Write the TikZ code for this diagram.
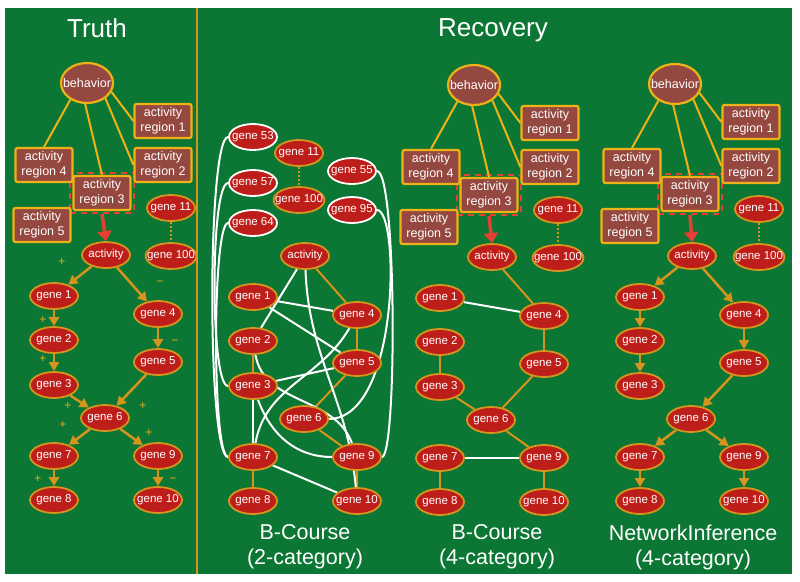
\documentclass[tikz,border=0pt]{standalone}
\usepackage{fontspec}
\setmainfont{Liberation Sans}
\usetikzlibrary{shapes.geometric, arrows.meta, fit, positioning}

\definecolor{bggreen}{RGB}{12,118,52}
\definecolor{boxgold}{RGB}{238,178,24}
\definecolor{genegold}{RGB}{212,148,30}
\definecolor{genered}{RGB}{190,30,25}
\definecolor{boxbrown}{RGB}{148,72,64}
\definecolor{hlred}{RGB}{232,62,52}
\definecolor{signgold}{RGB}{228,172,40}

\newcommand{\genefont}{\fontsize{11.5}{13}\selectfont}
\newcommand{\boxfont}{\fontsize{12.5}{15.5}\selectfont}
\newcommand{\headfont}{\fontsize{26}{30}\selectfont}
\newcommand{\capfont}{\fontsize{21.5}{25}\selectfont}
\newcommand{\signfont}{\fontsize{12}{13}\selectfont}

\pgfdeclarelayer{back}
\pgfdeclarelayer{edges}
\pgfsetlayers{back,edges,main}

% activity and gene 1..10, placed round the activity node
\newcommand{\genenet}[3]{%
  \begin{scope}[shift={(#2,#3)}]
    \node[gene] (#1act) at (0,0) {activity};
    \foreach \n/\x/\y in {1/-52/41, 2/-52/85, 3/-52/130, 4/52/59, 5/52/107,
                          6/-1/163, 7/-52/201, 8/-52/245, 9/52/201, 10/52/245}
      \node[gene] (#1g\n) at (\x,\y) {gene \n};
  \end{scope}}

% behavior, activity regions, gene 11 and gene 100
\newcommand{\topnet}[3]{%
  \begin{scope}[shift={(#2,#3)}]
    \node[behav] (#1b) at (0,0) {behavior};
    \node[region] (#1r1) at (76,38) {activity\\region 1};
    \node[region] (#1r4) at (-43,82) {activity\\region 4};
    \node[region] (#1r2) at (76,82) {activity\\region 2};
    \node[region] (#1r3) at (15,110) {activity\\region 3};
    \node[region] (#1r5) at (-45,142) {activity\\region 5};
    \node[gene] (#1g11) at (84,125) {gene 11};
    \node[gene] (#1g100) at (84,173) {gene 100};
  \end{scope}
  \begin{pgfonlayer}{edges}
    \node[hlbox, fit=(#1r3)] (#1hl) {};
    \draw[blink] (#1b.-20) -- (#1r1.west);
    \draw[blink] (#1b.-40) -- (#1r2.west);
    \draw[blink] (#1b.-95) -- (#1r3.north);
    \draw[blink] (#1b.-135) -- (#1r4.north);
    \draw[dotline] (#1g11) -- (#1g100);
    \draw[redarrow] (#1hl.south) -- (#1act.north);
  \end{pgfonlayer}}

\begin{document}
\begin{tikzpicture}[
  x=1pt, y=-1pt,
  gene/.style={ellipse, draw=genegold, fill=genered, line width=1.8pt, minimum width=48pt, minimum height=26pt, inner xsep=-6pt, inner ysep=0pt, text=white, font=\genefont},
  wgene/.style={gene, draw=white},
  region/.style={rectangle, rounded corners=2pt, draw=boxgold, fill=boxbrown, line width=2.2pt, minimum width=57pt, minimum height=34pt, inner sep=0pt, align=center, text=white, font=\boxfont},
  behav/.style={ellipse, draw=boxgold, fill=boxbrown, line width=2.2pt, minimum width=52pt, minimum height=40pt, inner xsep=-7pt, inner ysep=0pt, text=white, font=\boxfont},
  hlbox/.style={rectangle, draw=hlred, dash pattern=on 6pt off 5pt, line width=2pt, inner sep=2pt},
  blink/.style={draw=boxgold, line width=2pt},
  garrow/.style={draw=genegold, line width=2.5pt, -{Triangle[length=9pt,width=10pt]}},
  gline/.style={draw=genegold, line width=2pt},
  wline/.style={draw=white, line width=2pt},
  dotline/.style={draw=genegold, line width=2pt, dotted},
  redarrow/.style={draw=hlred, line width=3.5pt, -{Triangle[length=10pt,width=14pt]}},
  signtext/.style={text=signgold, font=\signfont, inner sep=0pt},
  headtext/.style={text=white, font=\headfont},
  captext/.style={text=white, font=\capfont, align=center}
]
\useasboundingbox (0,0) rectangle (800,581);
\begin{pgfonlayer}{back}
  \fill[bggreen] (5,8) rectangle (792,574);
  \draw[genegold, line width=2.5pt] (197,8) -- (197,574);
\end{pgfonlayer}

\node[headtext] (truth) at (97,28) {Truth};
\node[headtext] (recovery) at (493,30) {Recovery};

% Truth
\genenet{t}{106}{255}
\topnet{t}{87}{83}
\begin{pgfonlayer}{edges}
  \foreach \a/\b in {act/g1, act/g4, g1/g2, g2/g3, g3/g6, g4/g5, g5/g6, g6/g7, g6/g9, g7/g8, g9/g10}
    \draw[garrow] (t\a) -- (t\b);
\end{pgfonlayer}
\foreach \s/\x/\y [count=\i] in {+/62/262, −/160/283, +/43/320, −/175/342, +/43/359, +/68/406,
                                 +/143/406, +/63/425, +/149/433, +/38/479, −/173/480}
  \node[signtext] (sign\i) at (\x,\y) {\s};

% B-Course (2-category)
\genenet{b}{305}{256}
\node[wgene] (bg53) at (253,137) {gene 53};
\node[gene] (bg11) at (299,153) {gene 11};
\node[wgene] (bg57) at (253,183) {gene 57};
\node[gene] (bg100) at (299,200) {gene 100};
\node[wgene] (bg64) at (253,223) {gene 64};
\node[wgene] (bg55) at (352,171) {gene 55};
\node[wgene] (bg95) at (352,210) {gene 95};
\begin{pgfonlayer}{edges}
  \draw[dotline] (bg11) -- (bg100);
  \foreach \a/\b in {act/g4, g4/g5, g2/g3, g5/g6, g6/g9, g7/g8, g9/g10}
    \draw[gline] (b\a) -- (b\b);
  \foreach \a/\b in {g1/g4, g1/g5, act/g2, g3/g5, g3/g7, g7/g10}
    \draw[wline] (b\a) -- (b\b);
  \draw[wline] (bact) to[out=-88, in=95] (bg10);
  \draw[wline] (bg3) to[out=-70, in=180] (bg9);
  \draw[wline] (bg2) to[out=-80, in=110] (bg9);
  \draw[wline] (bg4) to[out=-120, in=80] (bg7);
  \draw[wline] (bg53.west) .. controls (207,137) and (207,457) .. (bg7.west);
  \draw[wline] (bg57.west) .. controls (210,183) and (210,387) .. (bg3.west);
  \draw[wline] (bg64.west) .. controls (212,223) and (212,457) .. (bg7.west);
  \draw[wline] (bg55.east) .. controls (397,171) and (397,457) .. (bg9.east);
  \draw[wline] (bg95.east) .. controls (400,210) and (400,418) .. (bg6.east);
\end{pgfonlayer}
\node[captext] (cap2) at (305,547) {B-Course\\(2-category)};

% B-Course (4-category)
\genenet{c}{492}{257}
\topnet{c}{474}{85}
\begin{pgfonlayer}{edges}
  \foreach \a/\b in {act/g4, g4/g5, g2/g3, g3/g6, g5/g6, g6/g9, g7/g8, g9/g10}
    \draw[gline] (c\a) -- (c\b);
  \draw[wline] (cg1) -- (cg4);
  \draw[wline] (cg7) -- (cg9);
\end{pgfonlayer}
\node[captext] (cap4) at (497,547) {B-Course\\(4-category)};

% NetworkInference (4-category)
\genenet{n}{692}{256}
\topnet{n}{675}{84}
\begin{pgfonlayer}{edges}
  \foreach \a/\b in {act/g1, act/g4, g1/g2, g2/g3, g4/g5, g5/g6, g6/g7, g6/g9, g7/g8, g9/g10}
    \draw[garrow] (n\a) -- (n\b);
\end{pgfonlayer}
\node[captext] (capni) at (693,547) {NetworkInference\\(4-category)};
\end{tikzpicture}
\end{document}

Given request
Omitting all images, print the listing exactly.

Exercise result
Write the TikZ code for this diagram.
\documentclass[tikz,border=0pt]{standalone}
\usepackage{fontspec}
\setmainfont{Liberation Sans}
\usetikzlibrary{shapes.geometric, arrows.meta, fit, positioning}

\definecolor{bggreen}{RGB}{12,118,52}
\definecolor{boxgold}{RGB}{238,178,24}
\definecolor{genegold}{RGB}{212,148,30}
\definecolor{genered}{RGB}{190,30,25}
\definecolor{boxbrown}{RGB}{148,72,64}
\definecolor{hlred}{RGB}{232,62,52}
\definecolor{signgold}{RGB}{228,172,40}

\newcommand{\genefont}{\fontsize{11.5}{13}\selectfont}
\newcommand{\boxfont}{\fontsize{12.5}{15.5}\selectfont}
\newcommand{\headfont}{\fontsize{26}{30}\selectfont}
\newcommand{\capfont}{\fontsize{21.5}{25}\selectfont}
\newcommand{\signfont}{\fontsize{12}{13}\selectfont}

\pgfdeclarelayer{back}
\pgfdeclarelayer{edges}
\pgfsetlayers{back,edges,main}

% activity and gene 1..10, placed round the activity node
\newcommand{\genenet}[3]{%
  \begin{scope}[shift={(#2,#3)}]
    \node[gene] (#1act) at (0,0) {activity};
    \foreach \n/\x/\y in {1/-52/41, 2/-52/85, 3/-52/130, 4/52/59, 5/52/107,
                          6/-1/163, 7/-52/201, 8/-52/245, 9/52/201, 10/52/245}
      \node[gene] (#1g\n) at (\x,\y) {gene \n};
  \end{scope}}

% behavior, activity regions, gene 11 and gene 100
\newcommand{\topnet}[3]{%
  \begin{scope}[shift={(#2,#3)}]
    \node[behav] (#1b) at (0,0) {behavior};
    \node[region] (#1r1) at (76,38) {activity\\region 1};
    \node[region] (#1r4) at (-43,82) {activity\\region 4};
    \node[region] (#1r2) at (76,82) {activity\\region 2};
    \node[region] (#1r3) at (15,110) {activity\\region 3};
    \node[region] (#1r5) at (-45,142) {activity\\region 5};
    \node[gene] (#1g11) at (84,125) {gene 11};
    \node[gene] (#1g100) at (84,173) {gene 100};
  \end{scope}
  \begin{pgfonlayer}{edges}
    \node[hlbox, fit=(#1r3)] (#1hl) {};
    \draw[blink] (#1b.-20) -- (#1r1.west);
    \draw[blink] (#1b.-40) -- (#1r2.west);
    \draw[blink] (#1b.-95) -- (#1r3.north);
    \draw[blink] (#1b.-135) -- (#1r4.north);
    \draw[dotline] (#1g11) -- (#1g100);
    \draw[redarrow] (#1hl.south) -- (#1act.north);
  \end{pgfonlayer}}

\begin{document}
\begin{tikzpicture}[
  x=1pt, y=-1pt,
  gene/.style={ellipse, draw=genegold, fill=genered, line width=1.8pt, minimum width=48pt, minimum height=26pt, inner xsep=-6pt, inner ysep=0pt, text=white, font=\genefont},
  wgene/.style={gene, draw=white},
  region/.style={rectangle, rounded corners=2pt, draw=boxgold, fill=boxbrown, line width=2.2pt, minimum width=57pt, minimum height=34pt, inner sep=0pt, align=center, text=white, font=\boxfont},
  behav/.style={ellipse, draw=boxgold, fill=boxbrown, line width=2.2pt, minimum width=52pt, minimum height=40pt, inner xsep=-7pt, inner ysep=0pt, text=white, font=\boxfont},
  hlbox/.style={rectangle, draw=hlred, dash pattern=on 6pt off 5pt, line width=2pt, inner sep=2pt},
  blink/.style={draw=boxgold, line width=2pt},
  garrow/.style={draw=genegold, line width=2.5pt, -{Triangle[length=9pt,width=10pt]}},
  gline/.style={draw=genegold, line width=2pt},
  wline/.style={draw=white, line width=2pt},
  dotline/.style={draw=genegold, line width=2pt, dotted},
  redarrow/.style={draw=hlred, line width=3.5pt, -{Triangle[length=10pt,width=14pt]}},
  signtext/.style={text=signgold, font=\signfont, inner sep=0pt},
  headtext/.style={text=white, font=\headfont},
  captext/.style={text=white, font=\capfont, align=center}
]
\useasboundingbox (0,0) rectangle (800,581);
\begin{pgfonlayer}{back}
  \fill[bggreen] (5,8) rectangle (792,574);
  \draw[genegold, line width=2.5pt] (197,8) -- (197,574);
\end{pgfonlayer}

\node[headtext] (truth) at (97,28) {Truth};
\node[headtext] (recovery) at (493,30) {Recovery};

% Truth
\genenet{t}{106}{255}
\topnet{t}{87}{83}
\begin{pgfonlayer}{edges}
  \foreach \a/\b in {act/g1, act/g4, g1/g2, g2/g3, g3/g6, g4/g5, g5/g6, g6/g7, g6/g9, g7/g8, g9/g10}
    \draw[garrow] (t\a) -- (t\b);
\end{pgfonlayer}
\foreach \s/\x/\y [count=\i] in {+/62/262, −/160/283, +/43/320, −/175/342, +/43/359, +/68/406,
                                 +/143/406, +/63/425, +/149/433, +/38/479, −/173/480}
  \node[signtext] (sign\i) at (\x,\y) {\s};

% B-Course (2-category)
\genenet{b}{305}{256}
\node[wgene] (bg53) at (253,137) {gene 53};
\node[gene] (bg11) at (299,153) {gene 11};
\node[wgene] (bg57) at (253,183) {gene 57};
\node[gene] (bg100) at (299,200) {gene 100};
\node[wgene] (bg64) at (253,223) {gene 64};
\node[wgene] (bg55) at (352,171) {gene 55};
\node[wgene] (bg95) at (352,210) {gene 95};
\begin{pgfonlayer}{edges}
  \draw[dotline] (bg11) -- (bg100);
  \foreach \a/\b in {act/g4, g4/g5, g2/g3, g5/g6, g6/g9, g7/g8, g9/g10}
    \draw[gline] (b\a) -- (b\b);
  \foreach \a/\b in {g1/g4, g1/g5, act/g2, g3/g5, g3/g7, g7/g10}
    \draw[wline] (b\a) -- (b\b);
  \draw[wline] (bact) to[out=-88, in=95] (bg10);
  \draw[wline] (bg3) to[out=-70, in=180] (bg9);
  \draw[wline] (bg2) to[out=-80, in=110] (bg9);
  \draw[wline] (bg4) to[out=-120, in=80] (bg7);
  \draw[wline] (bg53.west) .. controls (207,137) and (207,457) .. (bg7.west);
  \draw[wline] (bg57.west) .. controls (210,183) and (210,387) .. (bg3.west);
  \draw[wline] (bg64.west) .. controls (212,223) and (212,457) .. (bg7.west);
  \draw[wline] (bg55.east) .. controls (397,171) and (397,457) .. (bg9.east);
  \draw[wline] (bg95.east) .. controls (400,210) and (400,418) .. (bg6.east);
\end{pgfonlayer}
\node[captext] (cap2) at (305,547) {B-Course\\(2-category)};

% B-Course (4-category)
\genenet{c}{492}{257}
\topnet{c}{474}{85}
\begin{pgfonlayer}{edges}
  \foreach \a/\b in {act/g4, g4/g5, g2/g3, g3/g6, g5/g6, g6/g9, g7/g8, g9/g10}
    \draw[gline] (c\a) -- (c\b);
  \draw[wline] (cg1) -- (cg4);
  \draw[wline] (cg7) -- (cg9);
\end{pgfonlayer}
\node[captext] (cap4) at (497,547) {B-Course\\(4-category)};

% NetworkInference (4-category)
\genenet{n}{692}{256}
\topnet{n}{675}{84}
\begin{pgfonlayer}{edges}
  \foreach \a/\b in {act/g1, act/g4, g1/g2, g2/g3, g4/g5, g5/g6, g6/g7, g6/g9, g7/g8, g9/g10}
    \draw[garrow] (n\a) -- (n\b);
\end{pgfonlayer}
\node[captext] (capni) at (693,547) {NetworkInference\\(4-category)};
\end{tikzpicture}
\end{document}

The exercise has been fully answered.